Agreed again, but this is outside of the scope of any reasonable critique of the EPSS (or any vulnerability rating system, for that matter). Determining the cost of a control is of course part of a sound risk management calculus, but this is not something any vulnerability rating system can deliver.
Conclusion
My biggest question to critics of the EPSS is “well, how do you prioritize known vulnerabilities?”
Those who are fans of CVSS will point out that it scales well, to which I certainly agree. But if you scale something that is deeply flawed (see this post for details), then you are just making the problem worse. Others make the more honest argument that they use it because everyone else does too. But this isn’t a good reason by itself to use something.
For those who aren’t adherents of CVSS, most of the answers I get involve something to the effect of needing to take the individual context of each vulnerability into account when making decisions. For a single vulnerability, this is a fair approach, but there is no way to scale it to the level necessary for real-world operations.
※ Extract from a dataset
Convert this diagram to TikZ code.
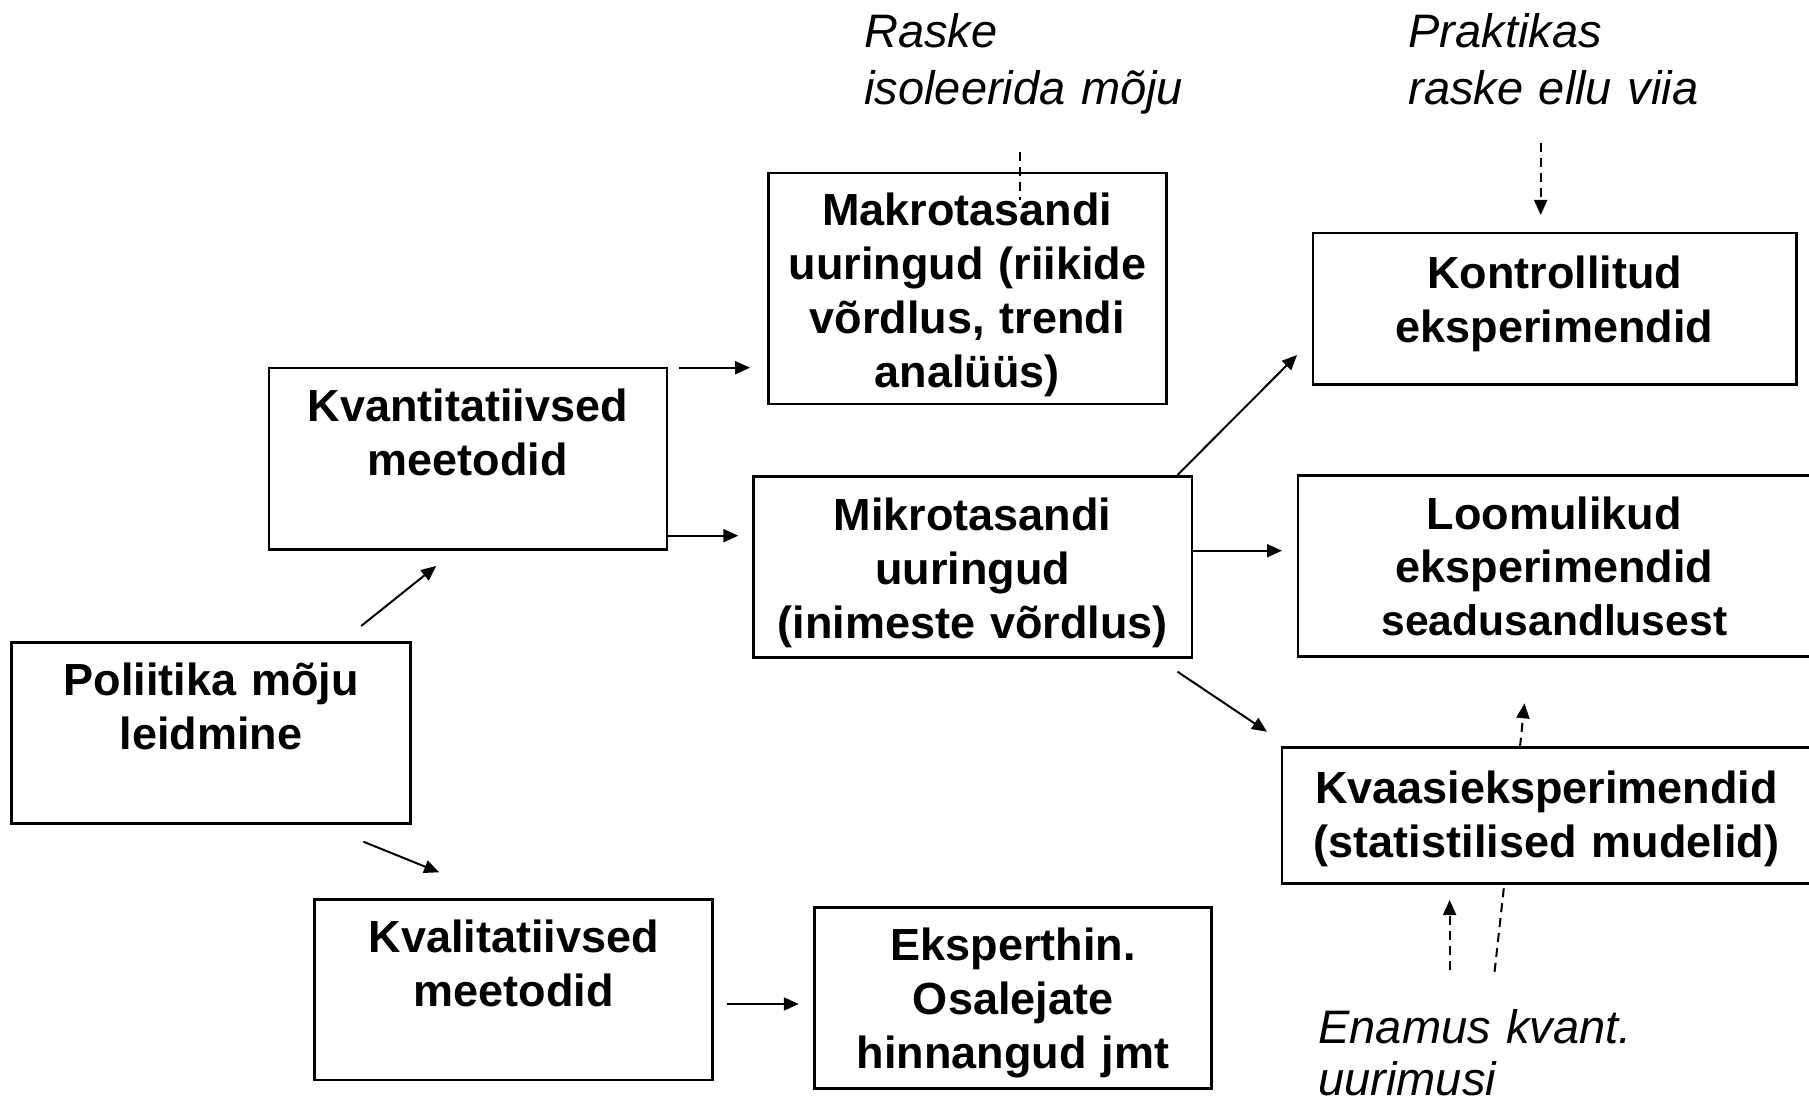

Assuming you spend one man-minute (an implausibly short amount of time) on each of 130,000 known vulnerabilities in your network (a reasonable number for a medium-sized organization), then you are dedicating more than a single person’s entire working year (2000 hours/year x 60 minutes per hour = 120,000 minutes) just on evaluating them. Furthermore, non-quantitative approaches such as this suffer from a range of biases and are difficult to communicate to others.
As another option, the organization that published Jonathan’s article - the Software Engineering Institute at Carnegie Mellon University - has what might be considered a competing framework in the form of the “Stakeholder-Specific Vulnerability Categorization (SSVC),” which Jonathan mentions. I’ll also consider an analysis of the SSVC for a future post, but must admit that I was initially deterred by the fact that the model is described in a 68-page white paper. Using a series of decision trees to drive action, it would also appear to me to also be difficult to scale, but I’ll reserve judgement for now.
And finally, while there are some commercial vulnerability prioritization tools out there (which I have not used), they obviously cost money and probably have some of the same issues (opacity, etc) that Jonathan identifies with EPSS. Not everyone can afford these, either.
Thus, in the end, most of us are left with the imperfect but usable EPSS.